**Dataset section**:
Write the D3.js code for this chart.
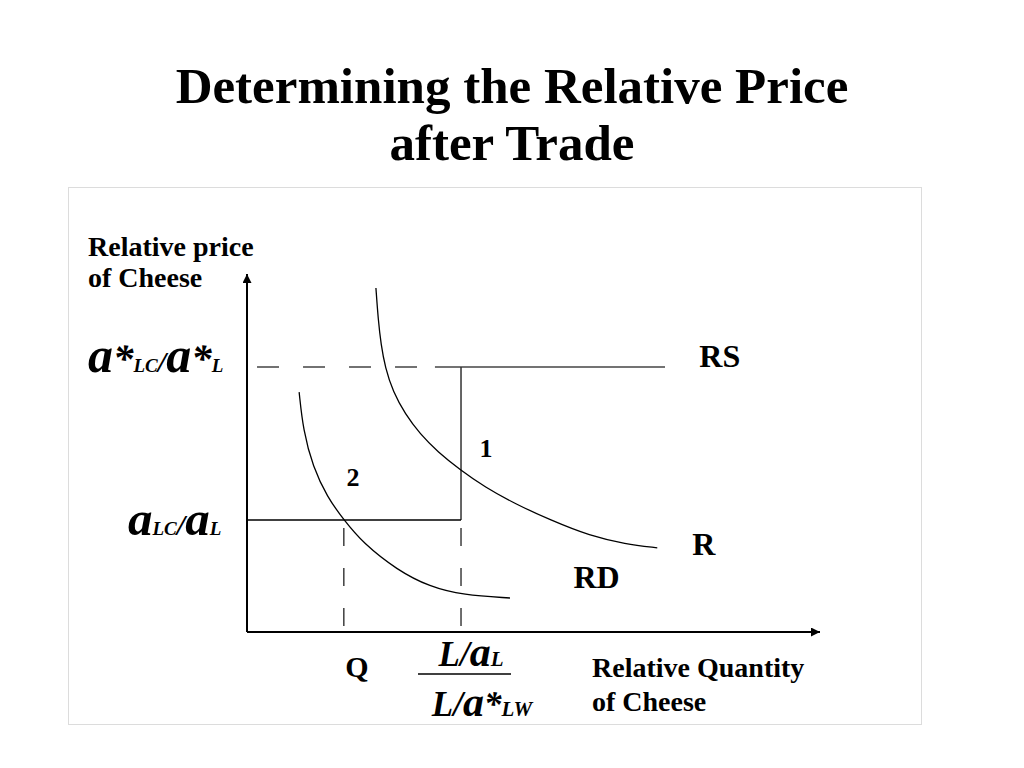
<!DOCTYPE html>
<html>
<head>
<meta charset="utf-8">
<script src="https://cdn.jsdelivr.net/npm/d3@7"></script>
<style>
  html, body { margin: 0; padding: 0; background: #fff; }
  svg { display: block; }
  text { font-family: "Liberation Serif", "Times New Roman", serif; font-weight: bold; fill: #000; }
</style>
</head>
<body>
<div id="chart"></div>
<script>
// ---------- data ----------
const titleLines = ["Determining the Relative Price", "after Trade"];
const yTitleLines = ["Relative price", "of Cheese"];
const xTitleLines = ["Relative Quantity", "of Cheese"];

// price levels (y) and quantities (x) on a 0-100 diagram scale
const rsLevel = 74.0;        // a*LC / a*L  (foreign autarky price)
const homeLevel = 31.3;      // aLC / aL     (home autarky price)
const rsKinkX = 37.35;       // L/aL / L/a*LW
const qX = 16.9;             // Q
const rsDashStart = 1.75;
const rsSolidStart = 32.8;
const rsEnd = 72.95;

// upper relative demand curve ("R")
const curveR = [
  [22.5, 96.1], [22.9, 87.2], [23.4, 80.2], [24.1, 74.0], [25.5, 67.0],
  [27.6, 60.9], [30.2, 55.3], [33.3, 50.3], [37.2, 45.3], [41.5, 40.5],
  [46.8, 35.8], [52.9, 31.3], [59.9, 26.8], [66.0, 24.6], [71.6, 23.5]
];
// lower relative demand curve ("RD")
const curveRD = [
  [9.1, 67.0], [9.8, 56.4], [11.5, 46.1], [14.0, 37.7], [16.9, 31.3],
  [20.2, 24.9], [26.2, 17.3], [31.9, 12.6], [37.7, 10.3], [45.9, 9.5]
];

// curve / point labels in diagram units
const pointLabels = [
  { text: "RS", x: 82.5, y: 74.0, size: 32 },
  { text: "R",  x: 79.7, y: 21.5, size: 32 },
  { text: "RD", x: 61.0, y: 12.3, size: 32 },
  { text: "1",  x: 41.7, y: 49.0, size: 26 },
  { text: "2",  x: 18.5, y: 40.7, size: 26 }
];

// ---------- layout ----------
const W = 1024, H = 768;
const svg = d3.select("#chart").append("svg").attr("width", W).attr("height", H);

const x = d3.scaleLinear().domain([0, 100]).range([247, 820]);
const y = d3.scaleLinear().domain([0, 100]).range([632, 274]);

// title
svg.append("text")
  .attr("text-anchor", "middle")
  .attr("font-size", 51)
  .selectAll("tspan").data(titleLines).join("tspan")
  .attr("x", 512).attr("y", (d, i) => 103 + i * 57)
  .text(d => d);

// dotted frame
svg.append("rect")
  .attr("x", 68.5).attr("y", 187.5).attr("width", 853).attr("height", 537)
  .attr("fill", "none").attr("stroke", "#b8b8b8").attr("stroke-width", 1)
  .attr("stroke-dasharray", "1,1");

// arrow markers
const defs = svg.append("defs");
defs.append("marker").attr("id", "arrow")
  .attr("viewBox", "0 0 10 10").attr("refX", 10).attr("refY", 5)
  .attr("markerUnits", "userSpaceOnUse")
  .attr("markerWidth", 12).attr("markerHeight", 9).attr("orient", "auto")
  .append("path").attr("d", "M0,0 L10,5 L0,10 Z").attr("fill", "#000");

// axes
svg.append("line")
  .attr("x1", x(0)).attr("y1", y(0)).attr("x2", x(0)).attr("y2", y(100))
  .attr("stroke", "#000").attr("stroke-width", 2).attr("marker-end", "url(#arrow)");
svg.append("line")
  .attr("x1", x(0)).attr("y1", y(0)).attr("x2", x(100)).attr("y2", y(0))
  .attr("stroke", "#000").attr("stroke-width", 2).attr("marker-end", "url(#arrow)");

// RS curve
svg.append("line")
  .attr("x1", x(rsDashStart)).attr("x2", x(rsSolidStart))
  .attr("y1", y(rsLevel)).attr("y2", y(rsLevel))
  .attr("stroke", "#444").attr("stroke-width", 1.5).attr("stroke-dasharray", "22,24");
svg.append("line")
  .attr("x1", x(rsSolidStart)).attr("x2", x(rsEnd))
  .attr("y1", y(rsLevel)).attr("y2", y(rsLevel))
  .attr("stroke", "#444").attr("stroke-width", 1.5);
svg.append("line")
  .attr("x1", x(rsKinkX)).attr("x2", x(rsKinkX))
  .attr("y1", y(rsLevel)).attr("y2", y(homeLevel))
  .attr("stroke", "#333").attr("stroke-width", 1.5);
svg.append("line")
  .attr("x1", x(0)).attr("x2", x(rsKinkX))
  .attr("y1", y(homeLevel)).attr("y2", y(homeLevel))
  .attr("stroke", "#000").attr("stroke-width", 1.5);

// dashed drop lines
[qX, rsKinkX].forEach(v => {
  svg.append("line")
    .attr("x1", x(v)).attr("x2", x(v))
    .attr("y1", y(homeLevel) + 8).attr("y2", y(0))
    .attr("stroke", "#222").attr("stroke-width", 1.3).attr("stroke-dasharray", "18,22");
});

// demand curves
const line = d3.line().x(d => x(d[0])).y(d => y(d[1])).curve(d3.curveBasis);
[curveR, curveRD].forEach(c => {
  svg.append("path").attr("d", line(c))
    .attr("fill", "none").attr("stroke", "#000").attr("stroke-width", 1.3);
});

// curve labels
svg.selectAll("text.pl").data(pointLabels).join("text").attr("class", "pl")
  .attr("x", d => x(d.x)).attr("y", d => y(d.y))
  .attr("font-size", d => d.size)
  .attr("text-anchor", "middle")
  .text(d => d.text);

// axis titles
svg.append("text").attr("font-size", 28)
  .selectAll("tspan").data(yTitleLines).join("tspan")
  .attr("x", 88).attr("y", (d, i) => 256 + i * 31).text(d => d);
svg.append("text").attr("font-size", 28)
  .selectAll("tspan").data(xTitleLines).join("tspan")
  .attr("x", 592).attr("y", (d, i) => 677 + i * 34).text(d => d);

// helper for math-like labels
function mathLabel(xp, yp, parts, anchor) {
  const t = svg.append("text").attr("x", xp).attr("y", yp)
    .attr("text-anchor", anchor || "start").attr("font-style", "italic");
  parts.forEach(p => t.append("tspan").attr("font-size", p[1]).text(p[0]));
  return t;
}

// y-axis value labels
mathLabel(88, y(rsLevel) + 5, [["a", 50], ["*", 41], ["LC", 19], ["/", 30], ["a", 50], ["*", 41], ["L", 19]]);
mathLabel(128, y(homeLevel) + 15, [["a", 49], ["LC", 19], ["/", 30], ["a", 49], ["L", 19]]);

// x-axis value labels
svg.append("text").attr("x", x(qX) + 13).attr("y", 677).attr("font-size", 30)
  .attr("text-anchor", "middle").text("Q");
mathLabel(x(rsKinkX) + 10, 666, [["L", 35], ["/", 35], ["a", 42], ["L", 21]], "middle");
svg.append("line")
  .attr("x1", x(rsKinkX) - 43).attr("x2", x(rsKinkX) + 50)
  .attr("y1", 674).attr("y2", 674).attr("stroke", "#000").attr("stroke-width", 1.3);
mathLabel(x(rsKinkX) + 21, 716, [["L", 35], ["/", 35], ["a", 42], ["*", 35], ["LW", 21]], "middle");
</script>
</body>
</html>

**Instruction**: Copy all the lines of data exactly as they appear, dropping any images.

**Answer to this task**:
Write the D3.js code for this chart.
<!DOCTYPE html>
<html>
<head>
<meta charset="utf-8">
<script src="https://cdn.jsdelivr.net/npm/d3@7"></script>
<style>
  html, body { margin: 0; padding: 0; background: #fff; }
  svg { display: block; }
  text { font-family: "Liberation Serif", "Times New Roman", serif; font-weight: bold; fill: #000; }
</style>
</head>
<body>
<div id="chart"></div>
<script>
// ---------- data ----------
const titleLines = ["Determining the Relative Price", "after Trade"];
const yTitleLines = ["Relative price", "of Cheese"];
const xTitleLines = ["Relative Quantity", "of Cheese"];

// price levels (y) and quantities (x) on a 0-100 diagram scale
const rsLevel = 74.0;        // a*LC / a*L  (foreign autarky price)
const homeLevel = 31.3;      // aLC / aL     (home autarky price)
const rsKinkX = 37.35;       // L/aL / L/a*LW
const qX = 16.9;             // Q
const rsDashStart = 1.75;
const rsSolidStart = 32.8;
const rsEnd = 72.95;

// upper relative demand curve ("R")
const curveR = [
  [22.5, 96.1], [22.9, 87.2], [23.4, 80.2], [24.1, 74.0], [25.5, 67.0],
  [27.6, 60.9], [30.2, 55.3], [33.3, 50.3], [37.2, 45.3], [41.5, 40.5],
  [46.8, 35.8], [52.9, 31.3], [59.9, 26.8], [66.0, 24.6], [71.6, 23.5]
];
// lower relative demand curve ("RD")
const curveRD = [
  [9.1, 67.0], [9.8, 56.4], [11.5, 46.1], [14.0, 37.7], [16.9, 31.3],
  [20.2, 24.9], [26.2, 17.3], [31.9, 12.6], [37.7, 10.3], [45.9, 9.5]
];

// curve / point labels in diagram units
const pointLabels = [
  { text: "RS", x: 82.5, y: 74.0, size: 32 },
  { text: "R",  x: 79.7, y: 21.5, size: 32 },
  { text: "RD", x: 61.0, y: 12.3, size: 32 },
  { text: "1",  x: 41.7, y: 49.0, size: 26 },
  { text: "2",  x: 18.5, y: 40.7, size: 26 }
];

// ---------- layout ----------
const W = 1024, H = 768;
const svg = d3.select("#chart").append("svg").attr("width", W).attr("height", H);

const x = d3.scaleLinear().domain([0, 100]).range([247, 820]);
const y = d3.scaleLinear().domain([0, 100]).range([632, 274]);

// title
svg.append("text")
  .attr("text-anchor", "middle")
  .attr("font-size", 51)
  .selectAll("tspan").data(titleLines).join("tspan")
  .attr("x", 512).attr("y", (d, i) => 103 + i * 57)
  .text(d => d);

// dotted frame
svg.append("rect")
  .attr("x", 68.5).attr("y", 187.5).attr("width", 853).attr("height", 537)
  .attr("fill", "none").attr("stroke", "#b8b8b8").attr("stroke-width", 1)
  .attr("stroke-dasharray", "1,1");

// arrow markers
const defs = svg.append("defs");
defs.append("marker").attr("id", "arrow")
  .attr("viewBox", "0 0 10 10").attr("refX", 10).attr("refY", 5)
  .attr("markerUnits", "userSpaceOnUse")
  .attr("markerWidth", 12).attr("markerHeight", 9).attr("orient", "auto")
  .append("path").attr("d", "M0,0 L10,5 L0,10 Z").attr("fill", "#000");

// axes
svg.append("line")
  .attr("x1", x(0)).attr("y1", y(0)).attr("x2", x(0)).attr("y2", y(100))
  .attr("stroke", "#000").attr("stroke-width", 2).attr("marker-end", "url(#arrow)");
svg.append("line")
  .attr("x1", x(0)).attr("y1", y(0)).attr("x2", x(100)).attr("y2", y(0))
  .attr("stroke", "#000").attr("stroke-width", 2).attr("marker-end", "url(#arrow)");

// RS curve
svg.append("line")
  .attr("x1", x(rsDashStart)).attr("x2", x(rsSolidStart))
  .attr("y1", y(rsLevel)).attr("y2", y(rsLevel))
  .attr("stroke", "#444").attr("stroke-width", 1.5).attr("stroke-dasharray", "22,24");
svg.append("line")
  .attr("x1", x(rsSolidStart)).attr("x2", x(rsEnd))
  .attr("y1", y(rsLevel)).attr("y2", y(rsLevel))
  .attr("stroke", "#444").attr("stroke-width", 1.5);
svg.append("line")
  .attr("x1", x(rsKinkX)).attr("x2", x(rsKinkX))
  .attr("y1", y(rsLevel)).attr("y2", y(homeLevel))
  .attr("stroke", "#333").attr("stroke-width", 1.5);
svg.append("line")
  .attr("x1", x(0)).attr("x2", x(rsKinkX))
  .attr("y1", y(homeLevel)).attr("y2", y(homeLevel))
  .attr("stroke", "#000").attr("stroke-width", 1.5);

// dashed drop lines
[qX, rsKinkX].forEach(v => {
  svg.append("line")
    .attr("x1", x(v)).attr("x2", x(v))
    .attr("y1", y(homeLevel) + 8).attr("y2", y(0))
    .attr("stroke", "#222").attr("stroke-width", 1.3).attr("stroke-dasharray", "18,22");
});

// demand curves
const line = d3.line().x(d => x(d[0])).y(d => y(d[1])).curve(d3.curveBasis);
[curveR, curveRD].forEach(c => {
  svg.append("path").attr("d", line(c))
    .attr("fill", "none").attr("stroke", "#000").attr("stroke-width", 1.3);
});

// curve labels
svg.selectAll("text.pl").data(pointLabels).join("text").attr("class", "pl")
  .attr("x", d => x(d.x)).attr("y", d => y(d.y))
  .attr("font-size", d => d.size)
  .attr("text-anchor", "middle")
  .text(d => d.text);

// axis titles
svg.append("text").attr("font-size", 28)
  .selectAll("tspan").data(yTitleLines).join("tspan")
  .attr("x", 88).attr("y", (d, i) => 256 + i * 31).text(d => d);
svg.append("text").attr("font-size", 28)
  .selectAll("tspan").data(xTitleLines).join("tspan")
  .attr("x", 592).attr("y", (d, i) => 677 + i * 34).text(d => d);

// helper for math-like labels
function mathLabel(xp, yp, parts, anchor) {
  const t = svg.append("text").attr("x", xp).attr("y", yp)
    .attr("text-anchor", anchor || "start").attr("font-style", "italic");
  parts.forEach(p => t.append("tspan").attr("font-size", p[1]).text(p[0]));
  return t;
}

// y-axis value labels
mathLabel(88, y(rsLevel) + 5, [["a", 50], ["*", 41], ["LC", 19], ["/", 30], ["a", 50], ["*", 41], ["L", 19]]);
mathLabel(128, y(homeLevel) + 15, [["a", 49], ["LC", 19], ["/", 30], ["a", 49], ["L", 19]]);

// x-axis value labels
svg.append("text").attr("x", x(qX) + 13).attr("y", 677).attr("font-size", 30)
  .attr("text-anchor", "middle").text("Q");
mathLabel(x(rsKinkX) + 10, 666, [["L", 35], ["/", 35], ["a", 42], ["L", 21]], "middle");
svg.append("line")
  .attr("x1", x(rsKinkX) - 43).attr("x2", x(rsKinkX) + 50)
  .attr("y1", 674).attr("y2", 674).attr("stroke", "#000").attr("stroke-width", 1.3);
mathLabel(x(rsKinkX) + 21, 716, [["L", 35], ["/", 35], ["a", 42], ["*", 35], ["LW", 21]], "middle");
</script>
</body>
</html>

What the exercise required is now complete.